Why the coach? First, because the way history is taught, it gives the coach a lot of free time to attend to his coaching duties. He can work on them while he shows a video or hands out “study packets” for the students to read at their desks. Tests and exams are easy to prepare and grade, because he can just pick out a bunch of factoids to memorize and then prepare true/false and multiple choice tests that can be graded automatically. He does not have to determine if the students have acquired any understanding beyond the rote learning. There is no arguing about grades because the students’ answers are there for all to see and are either right or wrong. Elias Howe did not invent the cotton gin; Eli Whitney did. Thomas Jefferson’s home was called Monticello, not Camp David.

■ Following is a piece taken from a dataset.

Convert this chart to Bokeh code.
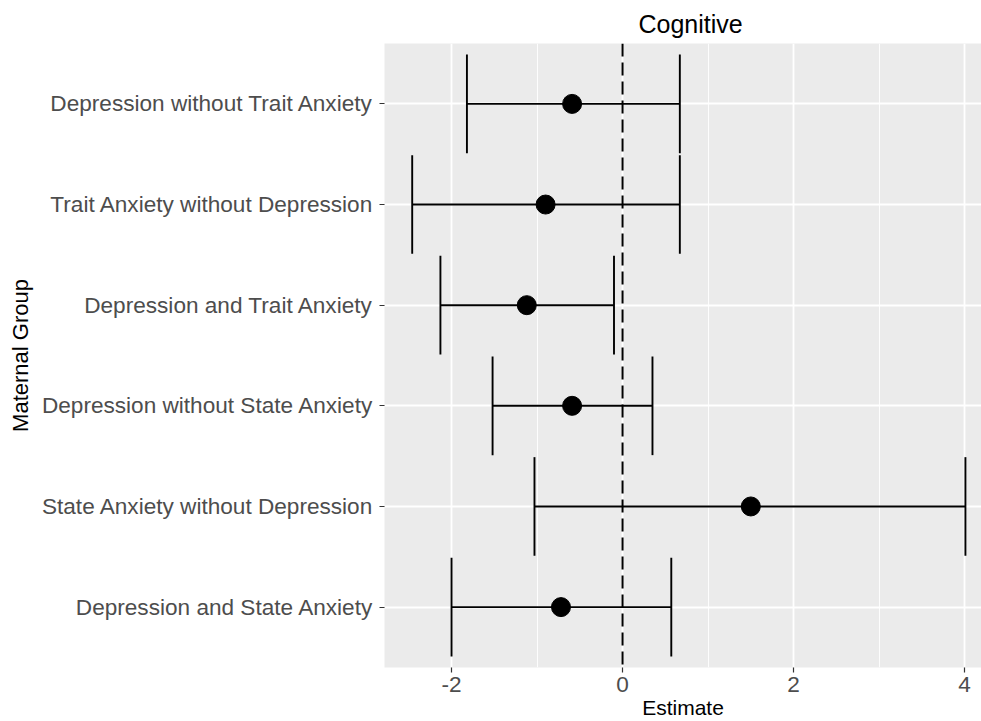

Second, the football coach can bring his first priority into the classroom, teaching from war to war, with an emphasis on battle tactics as they relate to football. “Here’s General Sheridan, coming around Lee’s left flank, just like O. J. Simpson did in the 1968 Rose Bowl…” This has the added injury of reinforcing the notion that wars are an inevitable part of the natural order of things, and that history is mainly about conquest.

A third reason comes directly from the first two: although history is extraordinarily hard to teach well, it is astonishingly easy to teach badly. History is unlike nearly every other field in that almost from the beginning the student encounters disagreement among professionals. This does not happen in chemistry, where all the chemists have agreed that water is comprised of hydrogen and oxygen, or mathematics, where all the mathematicians have agreed that the cube root of 27 is three.

In many other fields, it is in graduate school where students first seriously grapple with disputes among the informed. In the study of history, however, one is presented with disputes very early in the game. What were the causes of the Civil War? Opinions vary, and we begin to examine them in the tenth grade, if not before. This can lead to a certain looseness of rigor, because it is assumed by some that – since informed and erudite practitioners often disagree – anybody’s idea is just as good as anybody else’s.

In summary, history is a never-ending study, always subject to revision. It is analytical at its core, and although the data collected are never complete they are nevertheless all we have to help us form opinions. What constitutes history is not these data, not the bits we can memorize, not the names and dates and locations. It is the analyses of them that we make and the conclusions that we draw from the imperfect evidence available to us that make history.

History is not the tools of historians; it is the work of historians. Done properly, it is hard work, but it is also valuable and rewarding. A citizen knowledgeable about history is a citizen well-informed about how the world got to be the way it is and why that matters. We all need to know that, and that is why we must work to make the case for history in our schools – not just presented, but well-taught.